HL Deb 12 June 1958 vol 209 cc789-90

3.5 p.m.


My Lords, I beg to ask the Question which stands in my name on the Order Paper.

[The Question was as follows:

To ask Her Majesty's Government whether they will consider reducing the income tax payable by foreign investors in the United Kingdom in view of the greatly increased flow of capital into British industry, particularly from dollar sources, which would result from such a policy.]


My Lords, my right honourable friend the Chancellor of the Exchequer is not in favour of a discriminatory tax relief of this nature. I assume that the intention of the special relief suggested by the noble Viscount is to encourage foreign investors to take up share capital in British companies. The United Kingdom, like many other countries engaged in international trade, adopts the general principle of taxing all income which arises within its borders, irrespective of the owner's residence, and of giving relief to its own residents for tax imposed by other countries on income arising in those countries. Consistently with this principle, the United Kingdom should grant no special relief to foreign investors in British industry. Some under-developed countries have experimented with what are termed, as your Lordships know, "pioneer industry concessions"—arrangements under which a limited holiday from taxation may be enjoyed by investors who put up money for new industries which it is desired to encourage. These tax reliefs are of doubtful justification, and apart from this, a preference in favour of foreign investors could not be adopted in a highly industrialised country like the United Kingdom.
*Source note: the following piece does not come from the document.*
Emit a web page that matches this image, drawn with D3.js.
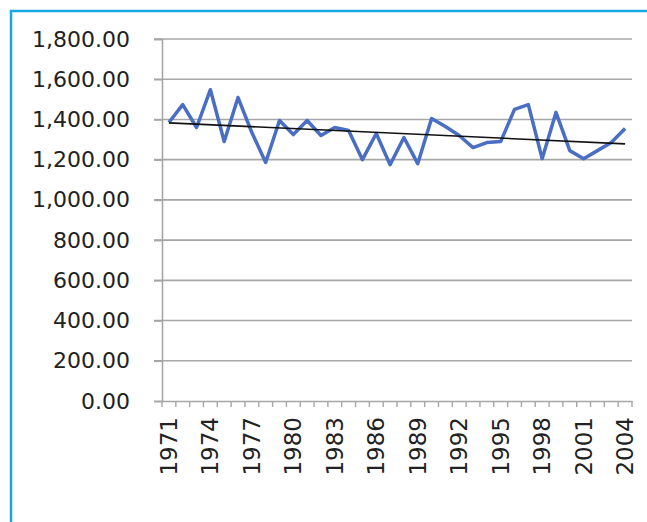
<!DOCTYPE html>
<html><head><meta charset="utf-8">
<script src="https://cdn.jsdelivr.net/npm/d3@7"></script>
<style>body{margin:0;background:#fff}svg{display:block}</style>
</head><body>
<script>
const years = d3.range(1971, 2005).map(String);
const values = [1385,1474,1360,1548,1290,1509,1335,1186,1395,1325,1395,1320,1360,1345,1200,1330,1175,1310,1180,1405,1365,1320,1260,1285,1290,1450,1474,1205,1435,1245,1205,1245,1285,1355];
const yTicks = [0,200,400,600,800,1000,1200,1400,1600,1800];
const xTickLabels = years.filter((d,i)=>i%3===0);

const W=647,H=522;
const svg=d3.select("body").append("svg").attr("width",W).attr("height",H);
svg.append("rect").attr("width",W).attr("height",H).attr("fill","#fff");
// frame
svg.append("path").attr("d","M11,522V11H647").attr("fill","none").attr("stroke","#19a8e6").attr("stroke-width",2.5);

const L=162,R=632,T=39,B=401;
const x=d3.scaleBand().domain(years).range([L,R]);
const y=d3.scaleLinear().domain([0,1800]).range([B,T]);
const fmt=d3.format(",.2f");

// gridlines
svg.append("g").selectAll("line").data(yTicks.filter(d=>d>0)).join("line")
  .attr("x1",L-8).attr("x2",R).attr("y1",d=>y(d)).attr("y2",d=>y(d))
  .attr("stroke","#a6a6a6").attr("stroke-width",1.6);

// y axis
const ya=svg.append("g").attr("transform",`translate(${L},0)`)
  .call(d3.axisLeft(y).tickValues(yTicks).tickFormat(fmt).tickSize(8).tickPadding(24));
ya.select(".domain").attr("stroke","#a6a6a6").attr("stroke-width",1.6);
ya.selectAll(".tick line").attr("stroke","#a6a6a6").attr("stroke-width",1.6);
ya.selectAll("text").attr("font-family","DejaVu Sans").attr("font-size",22).attr("fill","#222");

// x axis
const xa=svg.append("g").attr("transform",`translate(0,${B})`)
  .call(d3.axisBottom(x).tickValues(xTickLabels).tickSize(0).tickPadding(0));
xa.select(".domain").attr("stroke","#a6a6a6").attr("stroke-width",1.6);
xa.selectAll("text").attr("font-family","DejaVu Sans").attr("font-size",23).attr("fill","#222")
  .attr("text-anchor","end").attr("dy","0.35em")
  .attr("transform","translate(0,16) rotate(-90)");
// category boundary ticks
const bounds=years.map(d=>x(d)).concat([R]);
svg.append("g").selectAll("line").data(bounds).join("line")
  .attr("x1",d=>d).attr("x2",d=>d).attr("y1",B).attr("y2",B+6)
  .attr("stroke","#a6a6a6").attr("stroke-width",1.4);

// series line
const cx=d=>x(d)+x.bandwidth()/2;
svg.append("path").datum(values)
  .attr("fill","none").attr("stroke","#4a6ec4").attr("stroke-width",3.5).attr("stroke-linejoin","round")
  .attr("d",d3.line().x((d,i)=>cx(years[i])).y(d=>y(d)));

// linear trend
const n=values.length, xs=d3.range(n);
const mx=d3.mean(xs), my=d3.mean(values);
const slope=d3.sum(xs,i=>(i-mx)*(values[i]-my))/d3.sum(xs,i=>(i-mx)**2);
const icpt=my-slope*mx;
svg.append("line")
  .attr("x1",cx(years[0])).attr("y1",y(icpt))
  .attr("x2",cx(years[n-1])).attr("y2",y(icpt+slope*(n-1)))
  .attr("stroke","#111").attr("stroke-width",1.6);
</script>
</body></html>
The law, however, does allow one advantage to foreign residents who invest in one specialised class of British companies. The Finance Act, 1957, introduced a new category of taxpayer called an overseas trade corporation. This, as your Lordships know, is broadly a company which conducts all its trading operations overseas but hitherto paid tax here on the whole of its profits because it was "resident" here for tax purposes—that is to say, because its board of directors exercise the final control at meetings in this country. Following a recommendation by the Royal Commission on Taxation (the Radcliffe Commission), relief was granted to such companies by excusing them from income tax and profits tax on the profits of overseas trading, though not on income from investments, so long as those profits were retained in the business and not paid away as dividends. Income tax becomes recoverable when this exempt trading income is later distributed as a dividend. The tax is not charged on dividends out of such income going to any non-resident shareholder in the company. This benefit to foreign investors in United Kingdom companies which qualify as overseas trade corporations was part of the Royal Commission's scheme and involves no derogation from the general principle that I have stated. Its justification is that the overseas trade corporation scheme recognises that in reality the profits were earned outside the borders of this country, so that the United Kingdom should not tax a non-resident on a dividend representing the distribution of those overseas profits.


My Lords, I thank the noble Marquess for his extremely comprehensive reply.